Today many Christians are taught by their clergy that their faith differs little from that of the earliest Christians. All who are taught this should be compelled to read Jesus Wars in order to get a grip on what really happened. From the very beginning Christianity was deeply divided about who was truly a follower of Christ and who was not. Even within a generation of the death of Jesus his various groups of followers could find little that they all agreed upon. As Jenkins demonstrates, over the next few centuries that sad history was worked out with extreme cruelty and cudgels and swords. The side with strongest force of arms got to decide on doctrine. Nor did matters improve with the Protestant Reformation. Many Reformers lapsed into what would have found them tied to a stake for heresy, had they been fortunate enough to have been born in the early centuries of “the Christian Era.”

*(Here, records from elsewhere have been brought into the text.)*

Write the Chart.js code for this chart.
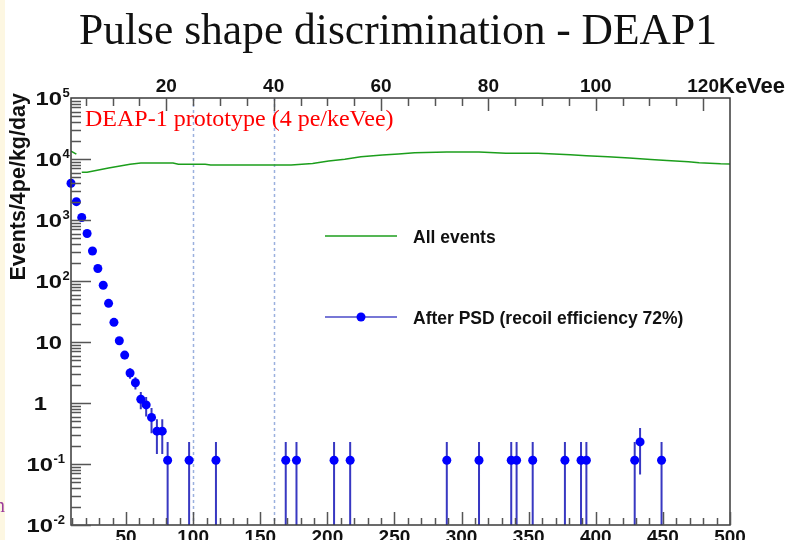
<!DOCTYPE html>
<html>
<head>
<meta charset="utf-8">
<title>Pulse shape discrimination - DEAP1</title>
<script src="https://cdn.jsdelivr.net/npm/chart.js@4.4.0/dist/chart.umd.min.js"></script>
<style>
  html, body { margin: 0; padding: 0; background: #fff; }
  #wrap { width: 787px; height: 540px; position: relative; }
</style>
</head>
<body>
<div id="wrap"><canvas id="psdChart" width="787" height="540"></canvas></div>
<script>
// ---- data ----
// x in photoelectrons (4 pe bins), y in events/4pe/kg/day
const psdPe   = [9, 13, 17, 21, 25, 29, 33, 37, 41, 45, 49, 53, 57, 61, 65, 69, 73, 77, 81,
                 97, 117, 169, 177, 205, 217, 289, 313, 337, 341, 353, 377, 389, 393, 429, 433, 449];
const psdRate = [4000, 2000, 1100, 600, 310, 160, 85, 43, 21, 10.5, 6.1, 3.1, 2.15, 1.15, 0.93, 0.58, 0.345, 0.345, 0.115,
                 0.115, 0.115, 0.115, 0.115, 0.115, 0.115, 0.115, 0.115, 0.115, 0.115, 0.115, 0.115, 0.115, 0.115, 0.115, 0.23, 0.115];
const psdErrLo = [3980, 1990, 1090, 592, 304, 156, 82, 41, 19.5, 9.4, 5.2, 2.5, 1.66, 0.79, 0.60, 0.32, 0.146, 0.146, 0,
                  0, 0, 0, 0, 0, 0, 0, 0, 0, 0, 0, 0, 0, 0, 0, 0.067, 0];
const psdErrHi = [4020, 2010, 1110, 608, 316, 164, 88, 45, 22.5, 11.6, 7.0, 3.7, 2.64, 1.51, 1.25, 0.83, 0.544, 0.544, 0.23,
                  0.23, 0.23, 0.23, 0.23, 0.23, 0.23, 0.23, 0.23, 0.23, 0.23, 0.23, 0.23, 0.23, 0.23, 0.23, 0.39, 0.23];

const allPe   = [9, 13, 15, 17, 21, 37, 53, 61, 85, 89, 109, 113, 141, 173, 189, 201, 213, 225, 241, 253,
                 265, 289, 313, 333, 357, 381, 393, 409, 425, 441, 453, 469, 477, 493, 500];
const allRate = [13500, 12000, null, 6050, 6050, 7100, 8200, 8600, 8600, 8200, 8200, 7950, 7950, 7950, 8450, 9300, 9950, 10900, 11600, 12100,
                 12700, 13000, 13000, 12400, 12400, 11750, 11300, 10900, 10350, 9850, 9450, 9000, 8650, 8350, 8300];

const peTicks     = [50, 100, 150, 200, 250, 300, 350, 400, 450, 500];
const keveeTicks  = [20, 40, 60, 80, 100, 120];
const decadeExps  = [-2, -1, 0, 1, 2, 3, 4, 5];
const cutLinesPe  = [100, 160];
const peMin = 9, peMax = 500;
const rateMin = 0.01, rateMax = 1e5;

const titleText = 'Pulse shape discrimination - DEAP1';
const noteText  = 'DEAP-1 prototype (4 pe/keVee)';
const yTitle    = 'Events/4pe/kg/day';
const topUnit   = 'KeVee';

const SANS = '"Liberation Sans", Arial, Helvetica, sans-serif';
const SERIF = '"Liberation Serif", "Times New Roman", serif';

function xy(xs, ys) {
  return xs.map((x, i) => ({ x: x, y: ys[i] }));
}

// draws text squeezed/stretched horizontally, right edge at x
function wideText(ctx, txt, x, y, sx) {
  ctx.save();
  ctx.translate(x, y);
  ctx.scale(sx, 1);
  ctx.textAlign = 'right';
  ctx.fillText(txt, 0, 0);
  ctx.restore();
}

const rootStyle = {
  id: 'rootStyle',
  beforeDraw(chart) {
    const { ctx, width, height } = chart;
    ctx.save();
    ctx.fillStyle = '#ffffff';
    ctx.fillRect(0, 0, width, height);
    ctx.fillStyle = '#fdf7e2';
    ctx.fillRect(0, 0, 5, height);
    ctx.fillStyle = '#9b3b9b';
    ctx.font = '20px ' + SERIF;
    ctx.textAlign = 'right';
    ctx.fillText('n', 5, 512);
    ctx.restore();
  },
  beforeDatasetsDraw(chart) {
    const { ctx, chartArea: a } = chart;
    const xs = chart.scales.x, ys = chart.scales.y;
    ctx.save();
    // cut lines
    ctx.strokeStyle = '#9ab0de';
    ctx.lineWidth = 1.5;
    ctx.setLineDash([3, 3]);
    cutLinesPe.forEach(v => {
      const px = Math.round(xs.getPixelForValue(v)) + 0.5;
      ctx.beginPath();
      ctx.moveTo(px, a.top);
      ctx.lineTo(px, a.bottom);
      ctx.stroke();
    });
    ctx.setLineDash([]);
    // error bars
    ctx.strokeStyle = '#3838c2';
    ctx.lineWidth = 2;
    ctx.beginPath();
    psdPe.forEach((pe, i) => {
      const px = xs.getPixelForValue(pe);
      const top = ys.getPixelForValue(psdErrHi[i]);
      const bot = psdErrLo[i] > rateMin ? ys.getPixelForValue(psdErrLo[i]) : a.bottom;
      ctx.moveTo(px, top);
      ctx.lineTo(px, bot);
    });
    ctx.stroke();
    ctx.restore();
  },
  afterDraw(chart) {
    const { ctx, chartArea: a } = chart;
    const xs = chart.scales.x, ys = chart.scales.y;
    ctx.save();

    // frame
    ctx.strokeStyle = '#3a3a3a';
    ctx.lineWidth = 1.5;
    ctx.strokeRect(a.left, a.top, a.right - a.left, a.bottom - a.top);

    // y ticks (inside)
    ctx.strokeStyle = '#555';
    ctx.lineWidth = 1.5;
    ctx.beginPath();
    for (let e = -2; e <= 4; e++) {
      for (let m = 1; m <= 9; m++) {
        const v = m * Math.pow(10, e);
        const py = Math.round(ys.getPixelForValue(v)) + 0.5;
        ctx.moveTo(a.left, py);
        ctx.lineTo(a.left + (m === 1 ? 20 : 10), py);
      }
    }
    ctx.stroke();

    // bottom ticks (pe)
    ctx.beginPath();
    for (let v = 10; v <= peMax; v += 10) {
      const px = Math.round(xs.getPixelForValue(v)) + 0.5;
      ctx.moveTo(px, a.bottom);
      ctx.lineTo(px, a.bottom - (v % 50 === 0 ? 13 : 7));
    }
    // top ticks (keVee, 4 pe per keVee)
    for (let k = 5; k < peMax / 4; k += 5) {
      const px = Math.round(xs.getPixelForValue(k * 4)) + 0.5;
      ctx.moveTo(px, a.top);
      ctx.lineTo(px, a.top + (k % 20 === 0 ? 13 : 8));
    }
    ctx.stroke();

    // tick labels
    ctx.fillStyle = '#111';
    ctx.font = 'bold 19px ' + SANS;
    ctx.textAlign = 'center';
    ctx.textBaseline = 'alphabetic';
    peTicks.forEach(v => ctx.fillText(String(v), xs.getPixelForValue(v), 543));
    keveeTicks.forEach(k => ctx.fillText(String(k), xs.getPixelForValue(k * 4), 92));
    ctx.textAlign = 'left';
    ctx.font = 'bold 22px ' + SANS;
    ctx.fillText(topUnit, 719, 93);

    decadeExps.forEach(e => {
      const py = ys.getPixelForValue(Math.pow(10, e)) + 7;
      ctx.font = 'bold 19px ' + SANS;
      if (e === 0) { wideText(ctx, '1', 47, py, 1.25); return; }
      if (e === 1) { wideText(ctx, '10', 62, py, 1.25); return; }
      const right = e < 0 ? 53 : 62;
      wideText(ctx, '10', right, py, 1.25);
      ctx.font = 'bold 13px ' + SANS;
      ctx.textAlign = 'left';
      ctx.fillText(String(e), right + 0.5, py - 8);
    });

    // y title
    ctx.save();
    ctx.translate(25, a.top - 5);
    ctx.rotate(-Math.PI / 2);
    ctx.font = 'bold 21.5px ' + SANS;
    ctx.textAlign = 'right';
    ctx.fillStyle = '#111';
    ctx.fillText(yTitle, 0, 0);
    ctx.restore();

    // title
    ctx.fillStyle = '#111';
    ctx.font = '43.5px ' + SERIF;
    ctx.textAlign = 'center';
    ctx.fillText(titleText, 398, 44);

    // note
    ctx.fillStyle = '#ff0000';
    ctx.font = '24px ' + SERIF;
    ctx.textAlign = 'left';
    ctx.fillText(noteText, 85, 126);

    // legend
    const ds = chart.data.datasets;
    const rows = [
      { d: ds[0], y: 236, marker: false },
      { d: ds[1], y: 317, marker: true }
    ];
    rows.forEach(r => {
      ctx.strokeStyle = r.marker ? '#4a4ac8' : r.d.borderColor;
      ctx.lineWidth = 1.5;
      ctx.beginPath();
      ctx.moveTo(325, r.y);
      ctx.lineTo(397, r.y);
      ctx.stroke();
      if (r.marker) {
        ctx.fillStyle = r.d.pointBackgroundColor;
        ctx.beginPath();
        ctx.arc(361, r.y, 4.5, 0, Math.PI * 2);
        ctx.fill();
      }
      ctx.fillStyle = '#111';
      ctx.font = 'bold 17.5px ' + SANS;
      ctx.textAlign = 'left';
      ctx.fillText(r.d.label, 413, r.y + 7);
    });

    ctx.restore();
  }
};

const ctx = document.getElementById('psdChart').getContext('2d');
const psdChart = new Chart(ctx, {
  type: 'scatter',
  data: {
    datasets: [
      {
        label: 'All events',
        data: xy(allPe, allRate),
        showLine: true,
        spanGaps: false,
        borderColor: '#1c9e1c',
        borderWidth: 1.5,
        pointRadius: 0,
        tension: 0
      },
      {
        label: 'After PSD (recoil efficiency 72%)',
        data: xy(psdPe, psdRate),
        showLine: false,
        clip: false,
        pointRadius: 4.5,
        pointBackgroundColor: '#0000ff',
        pointBorderColor: '#0000ff',
        pointBorderWidth: 0
      }
    ]
  },
  options: {
    responsive: false,
    animation: false,
    devicePixelRatio: 1,
    layout: { padding: { left: 71, top: 98, right: 57, bottom: 15 } },
    plugins: {
      legend: { display: false },
      tooltip: { enabled: false },
      title: { display: false }
    },
    scales: {
      x: { type: 'linear', min: peMin, max: peMax, display: false },
      y: { type: 'logarithmic', min: rateMin, max: rateMax, display: false }
    }
  },
  plugins: [rootStyle]
});
</script>
</body>
</html>
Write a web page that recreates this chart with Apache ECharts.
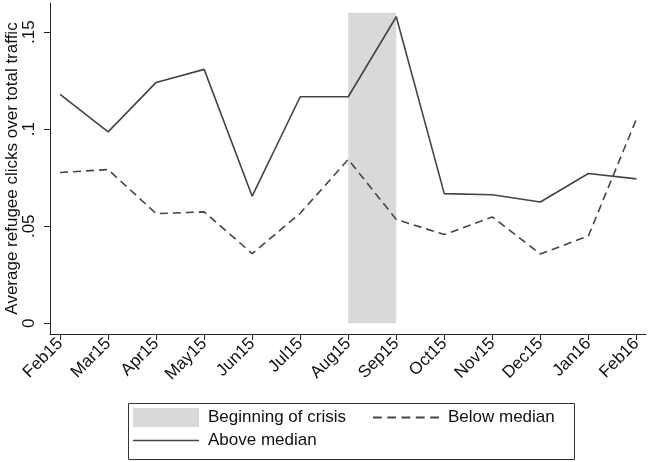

The one figure that seems to have been lost during the Jesus Wars was Jesus of Nazareth. Instead, human constructions of who Jesus might have been became the source of great suffering. Bishops beating bishops to death, saints having women murdered, monks forming an unwashed militia—it’s all here along with the debate over how many angels might dance on the head of a pin. Jenkins does an excellent job of demonstrating that what is now known as “orthodox” Christianity was often a matter of political accident. In the case of Theodosius II, the future of Christianity literally rode on the horse that stumbled, tossing the emperor to his death. No doubt, there will be those of one or another brand of Christianity who will see the divine will behind the ultimate outcome. That outcome, however, will always insist that all others are wrong. For those seeking a bit of balance, Jenkins will make enlightening reading. For others it may give the lie to doctrines made what they are by mere mortals. In any case, the words attributed to Jesus about loving your neighbors and enemies will nowhere be found amid the debates of who he might have really been.

Darwin’s Descendents

The plague that goes by the name of Creationism has been attempting to spread its reach to the shores of Britain. Proponents of a biblical literalism, whether overt or covert, have championed the idea that the world is terribly young—a mere cosmic toddler, in fact—compared to the vast geological ages of actual fact. When I unfolded my first ten-pound note and found Charles Darwin on the back, I smiled. England may claim a lion’s share of the heritage of one of the great unifying theories of science. In my brief jaunts between bouts of work I came across the tombstone of Herbert Spencer, the man who coined the phrase “survival of the fittest.” On a visit to Kew Gardens I strolled through the Evolution House. When I paid for my lunch, Darwin passed hands as the common currency of the realm.

Ten pound note

A school of thinking exists among many religious believers that insists that if science makes its claims justly then God cannot condemn them. Evolution runs as close to fact as does atomic theory. Those who doubt the latter should visit Hiroshima. Or Three Mile Island. Our literalist companions certainly don’t doubt nukes, but then, the Bible is mum on the subject of what things are really made of. Well, almost. According to Genesis 1, everything is made of chaos and divine words. The Bible doesn’t describe the origin of chaos—it is the natural state of things. God’s word, when it generates uranium, can be very deadly indeed.

Evolution House

Creationists selectively choose which science to believe and which to reject. Fundamentalism can trace its origins to Britain, but the culture rather quickly outgrew these childish fantasies. In America literalism sank deep roots, roots deep enough to withstand the hurricanes of reason that would otherwise clear the air. Can an American imagine Darwin sharing the money which reads “in God we trust”? And yet, Darwin lies scarcely two meters from Isaac Newton in England’s holiest shrine of Westminster Abbey. Science and religion have here embraced one another. Perhaps when we put all the monkey business aside, we will come to realize that we may still have a thing or two to learn from the nation of our founders. Literally.